Extending understandings of educational technology: What modes of criticality are teachers using in their practices with ICT and how might we work with them?

Year: 2012

Author: Orlando, Joanne

Type of paper: Abstract refereed

Abstract:

Critical educational research is important in the field of educational technology because it recommends that teachers need to engage reflectively with ICT, anything less results in superficial integration of these resources. Recommendations arising from this body of research include the provision of tools to assist teachers' engagement with technology. These tools include the ideology, language and arguments that have been constructed on how best to harness technology in ways that will bring about changes in classroom practice that improve students' learning, for example, constructivist practices. These enacted tools have also been positioned as the lens for developing educational technology. However, critical educational research into the implementation of technology continues to show that teachers are not using the tools in the ways planned for them.

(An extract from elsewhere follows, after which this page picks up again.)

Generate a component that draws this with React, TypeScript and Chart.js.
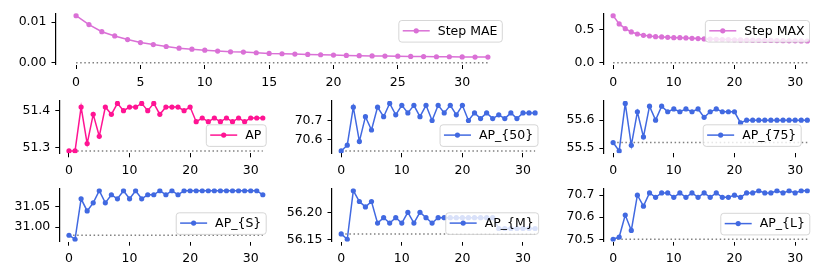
import React, { useEffect, useRef } from 'react';
import { Chart, registerables } from 'chart.js';

Chart.register(...registerables);

// ---------------- data ----------------
const STEPS = [0, 1, 2, 3, 4, 5, 6, 7, 8, 9, 10, 11, 12, 13, 14, 15, 16, 17, 18, 19, 20, 21, 22, 23, 24, 25, 26, 27, 28, 29, 30, 31, 32];

const STEP_MAE = [0.0116, 0.0094, 0.00764, 0.00659, 0.00569, 0.00496, 0.00447, 0.00398, 0.00358, 0.00333, 0.00309, 0.00285, 0.00268, 0.0026, 0.00244, 0.00228, 0.0022, 0.00211, 0.00203, 0.00195, 0.00187, 0.00179, 0.00171, 0.00167, 0.00163, 0.00159, 0.00154, 0.0015, 0.00146, 0.00146, 0.00142, 0.00138, 0.00138];
const STEP_MAX = [0.712, 0.586, 0.515, 0.465, 0.434, 0.414, 0.404, 0.394, 0.389, 0.384, 0.379, 0.379, 0.374, 0.369, 0.364, 0.36, 0.357, 0.354, 0.351, 0.349, 0.347, 0.345, 0.343, 0.341, 0.339, 0.337, 0.336, 0.334, 0.333, 0.331, 0.33, 0.329, 0.328];
const AP = [51.29, 51.29, 51.41, 51.31, 51.39, 51.33, 51.41, 51.39, 51.42, 51.4, 51.41, 51.41, 51.42, 51.4, 51.42, 51.39, 51.41, 51.41, 51.41, 51.4, 51.41, 51.37, 51.38, 51.37, 51.38, 51.37, 51.38, 51.37, 51.38, 51.37, 51.38, 51.38, 51.38];
const AP_50 = [70.54, 70.57, 70.77, 70.59, 70.72, 70.65, 70.77, 70.72, 70.79, 70.73, 70.78, 70.74, 70.78, 70.72, 70.78, 70.7, 70.78, 70.74, 70.78, 70.73, 70.78, 70.7, 70.74, 70.71, 70.74, 70.71, 70.73, 70.71, 70.74, 70.71, 70.74, 70.74, 70.74];
const AP_75 = [55.52, 55.49, 55.66, 55.51, 55.63, 55.54, 55.65, 55.6, 55.65, 55.63, 55.64, 55.63, 55.64, 55.63, 55.64, 55.61, 55.63, 55.64, 55.63, 55.63, 55.63, 55.59, 55.6, 55.6, 55.6, 55.6, 55.6, 55.6, 55.6, 55.6, 55.6, 55.6, 55.6];
const AP_S = [30.98, 30.97, 31.07, 31.04, 31.06, 31.09, 31.06, 31.08, 31.07, 31.09, 31.07, 31.09, 31.07, 31.08, 31.08, 31.09, 31.08, 31.09, 31.08, 31.09, 31.09, 31.09, 31.09, 31.09, 31.09, 31.09, 31.09, 31.09, 31.09, 31.09, 31.09, 31.09, 31.08];
const AP_M = [56.16, 56.15, 56.24, 56.22, 56.21, 56.22, 56.18, 56.19, 56.18, 56.19, 56.18, 56.2, 56.18, 56.2, 56.19, 56.18, 56.19, 56.19, 56.19, 56.19, 56.19, 56.19, 56.19, 56.19, 56.19, 56.19, 56.17, 56.17, 56.17, 56.17, 56.17, 56.17, 56.17];
const AP_L = [70.5, 70.51, 70.61, 70.54, 70.7, 70.65, 70.71, 70.69, 70.71, 70.71, 70.69, 70.71, 70.69, 70.71, 70.69, 70.71, 70.69, 70.71, 70.69, 70.69, 70.7, 70.69, 70.71, 70.71, 70.72, 70.71, 70.71, 70.72, 70.71, 70.72, 70.71, 70.72, 70.72];

const X_TICKS_FINE = [0, 5, 10, 15, 20, 25, 30];
const X_TICKS = [0, 10, 20, 30];

const Y_TICKS_MAE = [0, 0.01];
const Y_LABELS_MAE = ['0.00', '0.01'];
const Y_TICKS_MAX = [0, 0.5];
const Y_LABELS_MAX = ['0.0', '0.5'];
const Y_TICKS_AP = [51.3, 51.4];
const Y_LABELS_AP = ['51.3', '51.4'];
const Y_TICKS_AP50 = [70.6, 70.7];
const Y_LABELS_AP50 = ['70.6', '70.7'];
const Y_TICKS_AP75 = [55.5, 55.6];
const Y_LABELS_AP75 = ['55.5', '55.6'];
const Y_TICKS_APS = [31.0, 31.05];
const Y_LABELS_APS = ['31.00', '31.05'];
const Y_TICKS_APM = [56.15, 56.2];
const Y_LABELS_APM = ['56.15', '56.20'];
const Y_TICKS_APL = [70.5, 70.6, 70.7];
const Y_LABELS_APL = ['70.5', '70.6', '70.7'];

// ---------------- layout / style ----------------
const W = 830;
const H = 277;
const Y_W = 50;
const X_H = 26;
const FONT_FAMILY = '"DejaVu Sans", sans-serif';
const TICK_SIZE = 12.5;
const LEGEND_SIZE = 12.5;
const ORCHID = '#da70d6';
const PINK = '#ff1493';
const BLUE = '#4169e1';

type Panel = {
  label: string;
  values: number[];
  baseline: number;
  color: string;
  xTicks: number[];
  yTicks: number[];
  yLabels: string[];
  box: { l: number; t: number; r: number; b: number };
  legend: { rightGap: number; topGap: number };
};

const ROW1 = { t: 13.3, b: 65 };
const ROW2 = { t: 101, b: 153.3 };
const ROW3 = { t: 188.3, b: 241.7 };
const COL1 = { l: 59.3, r: 272.5 };
const COL2 = { l: 331.5, r: 544.8 };
const COL3 = { l: 603.4, r: 817 };

const PANELS: Panel[] = [
  { label: 'Step MAE', values: STEP_MAE, baseline: 0, color: ORCHID, xTicks: X_TICKS_FINE, yTicks: Y_TICKS_MAE, yLabels: Y_LABELS_MAE, box: { l: 55.5, t: ROW1.t, r: 508.5, b: ROW1.b }, legend: { rightGap: 6.7, topGap: 6.7 } },
  { label: 'Step MAX', values: STEP_MAX, baseline: 0, color: ORCHID, xTicks: X_TICKS, yTicks: Y_TICKS_MAX, yLabels: Y_LABELS_MAX, box: { l: COL3.l, t: ROW1.t, r: COL3.r, b: ROW1.b }, legend: { rightGap: 8, topGap: 6.7 } },
  { label: 'AP', values: AP, baseline: AP[0], color: PINK, xTicks: X_TICKS, yTicks: Y_TICKS_AP, yLabels: Y_LABELS_AP, box: { l: COL1.l, t: ROW2.t, r: COL1.r, b: ROW2.b }, legend: { rightGap: 6.8, topGap: 23.3 } },
  { label: 'AP_{50}', values: AP_50, baseline: AP_50[0], color: BLUE, xTicks: X_TICKS, yTicks: Y_TICKS_AP50, yLabels: Y_LABELS_AP50, box: { l: COL2.l, t: ROW2.t, r: COL2.r, b: ROW2.b }, legend: { rightGap: 7.3, topGap: 23.3 } },
  { label: 'AP_{75}', values: AP_75, baseline: AP_75[0], color: BLUE, xTicks: X_TICKS, yTicks: Y_TICKS_AP75, yLabels: Y_LABELS_AP75, box: { l: COL3.l, t: ROW2.t, r: COL3.r, b: ROW2.b }, legend: { rightGap: 16.3, topGap: 23.3 } },
  { label: 'AP_{S}', values: AP_S, baseline: AP_S[0], color: BLUE, xTicks: X_TICKS, yTicks: Y_TICKS_APS, yLabels: Y_LABELS_APS, box: { l: COL1.l, t: ROW3.t, r: COL1.r, b: ROW3.b }, legend: { rightGap: 6.8, topGap: 24 } },
  { label: 'AP_{M}', values: AP_M, baseline: AP_M[0], color: BLUE, xTicks: X_TICKS, yTicks: Y_TICKS_APM, yLabels: Y_LABELS_APM, box: { l: COL2.l, t: ROW3.t, r: COL2.r, b: ROW3.b }, legend: { rightGap: 6.7, topGap: 24 } },
  { label: 'AP_{L}', values: AP_L, baseline: AP_L[0], color: BLUE, xTicks: X_TICKS, yTicks: Y_TICKS_APL, yLabels: Y_LABELS_APL, box: { l: COL3.l, t: ROW3.t, r: COL3.r, b: ROW3.b }, legend: { rightGap: 7.7, topGap: 24.5 } },
];

const legendBoxPlugin = {
  id: 'legendBox',
  afterDatasetsDraw(chart: any, _args: any, opts: any) {
    const { ctx, chartArea } = chart;
    ctx.save();
    ctx.font = `${LEGEND_SIZE}px ${FONT_FAMILY}`;
    const tw = ctx.measureText(opts.text).width;
    const padL = 4.4, handle = 27, gap = 8, padR = 4.4;
    const w = padL + handle + gap + tw + padR;
    const h = 21.6;
    const x = chartArea.right - opts.rightGap - w;
    const y = chartArea.top + opts.topGap;
    ctx.beginPath();
    ctx.roundRect(x + 0.5, y + 0.5, w, h, 3);
    ctx.fillStyle = 'rgba(255,255,255,0.8)';
    ctx.fill();
    ctx.strokeStyle = 'rgba(204,204,204,0.8)';
    ctx.lineWidth = 1;
    ctx.stroke();
    const cy = y + h / 2;
    ctx.beginPath();
    ctx.moveTo(x + padL, cy);
    ctx.lineTo(x + padL + handle, cy);
    ctx.strokeStyle = opts.color;
    ctx.lineWidth = 1.5;
    ctx.stroke();
    ctx.beginPath();
    ctx.arc(x + padL + handle / 2, cy, 2.6, 0, Math.PI * 2);
    ctx.fillStyle = opts.color;
    ctx.fill();
    ctx.fillStyle = '#000';
    ctx.textBaseline = 'middle';
    ctx.textAlign = 'left';
    ctx.fillText(opts.text, x + padL + handle + gap, cy + 0.5);
    ctx.restore();
  },
};

function makeChart(canvas: HTMLCanvasElement, p: Panel) {
  const lo = Math.min(...p.values, p.baseline);
  const hi = Math.max(...p.values, p.baseline);
  const m = (hi - lo) * 0.05;
  const xLo = Math.min(...STEPS);
  const xHi = Math.max(...STEPS);
  const xm = (xHi - xLo) * 0.05;
  const font = { family: FONT_FAMILY, size: TICK_SIZE };
  return new Chart(canvas, {
    type: 'line',
    data: {
      datasets: [
        {
          label: p.label,
          data: STEPS.map((x, i) => ({ x, y: p.values[i] })),
          borderColor: p.color,
          backgroundColor: p.color,
          pointBackgroundColor: p.color,
          pointBorderWidth: 0,
          pointRadius: 2.6,
          borderWidth: 1.5,
          tension: 0,
        },
        {
          label: 'baseline',
          data: STEPS.map((x) => ({ x, y: p.baseline })),
          borderColor: '#808080',
          borderWidth: 1.5,
          borderDash: [1.5, 2.6],
          pointRadius: 0,
          tension: 0,
        },
      ],
    },
    options: {
      animation: false,
      responsive: false,
      devicePixelRatio: 1,
      events: [],
      layout: {
        padding: { left: p.box.l - Y_W, top: p.box.t, right: W - p.box.r, bottom: H - p.box.b - X_H },
      },
      plugins: {
        legend: { display: false },
        tooltip: { enabled: false },
        legendBox: { text: p.label, color: p.color, rightGap: p.legend.rightGap, topGap: p.legend.topGap },
      } as any,
      scales: {
        x: {
          type: 'linear',
          min: xLo - xm,
          max: xHi + xm,
          afterFit: (s: any) => { s.height = X_H; },
          afterBuildTicks: (s: any) => { s.ticks = p.xTicks.map((v) => ({ value: v })); },
          ticks: { font, color: '#000', padding: 6, maxRotation: 0, autoSkip: false, callback: (v: any) => String(v) },
          grid: { display: true, drawOnChartArea: false, drawTicks: true, tickLength: 4, color: '#000', lineWidth: 1 },
          border: { display: false },
        },
        y: {
          type: 'linear',
          min: lo - m,
          max: hi + m,
          afterFit: (s: any) => { s.width = Y_W; },
          afterBuildTicks: (s: any) => { s.ticks = p.yTicks.map((v) => ({ value: v })); },
          ticks: { font, color: '#000', padding: 5, autoSkip: false, callback: (_v: any, i: number) => p.yLabels[i] },
          grid: { display: true, drawOnChartArea: false, drawTicks: true, tickLength: 4, color: '#000', lineWidth: 1 },
          border: { display: true, color: '#000', width: 1.2 },
        },
      },
    } as any,
    plugins: [legendBoxPlugin],
  });
}

export default function App() {
  const refs = useRef<(HTMLCanvasElement | null)[]>([]);
  useEffect(() => {
    const charts = PANELS.map((p, i) => makeChart(refs.current[i] as HTMLCanvasElement, p));
    return () => charts.forEach((c) => c.destroy());
  }, []);
  return (
    <div style={{ position: 'absolute', left: 0, top: 0, width: W, height: H, background: '#fff' }}>
      {PANELS.map((p, i) => (
        <canvas
          key={p.label}
          ref={(el) => { refs.current[i] = el; }}
          width={W}
          height={H}
          style={{ position: 'absolute', left: 0, top: 0, width: W, height: H }}
        />
      ))}
    </div>
  );
}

Consequently, teachers are framed as inadequate.

This paper argues that critical educational research provides little space for understanding and developing educational technology. New ideas about the relationship between educational research and criticality argue that other forms exist beyond those which dominate. Teachers, like all individuals, already have their own capacities for reflecting, debating and justifying their engagement with technology. Their criticality is context-driven, informed by their knowledge and experiences and represented in the decisions they make in their practice. Analyses from practitioners do not necessarily stand in opposition with building scholarly understandings of educational technology. Rather, they are organic to this practice, and importantly have the potential to advance and extend academic arguments concerning teaching and learning with these resources.

This paper develops the concept of educational research for critique and focuses on 'teachers' critiques of technology'. Empirical evidence is used to illustrate the modes of thoughts and understandings teachers are using in their engagement with technology. Such evidence importantly contributes to understanding why technology is being used in the ways it is (and is not) in schools. The analysis is presented as a rationale for redefining a critical understanding of educational technology. As predetermined tools of critique fail to resonate with teachers' in-context practices with technology, the analysis teachers bring and use in their practice provide a useful alternate source of knowledge for understanding educational technology. Also, importantly, this alternate path of understanding raises questions around how we can engage with teachers' criticality in academic theorisation around this practice, and how we support teachers as co-knowledge producers in this area of research.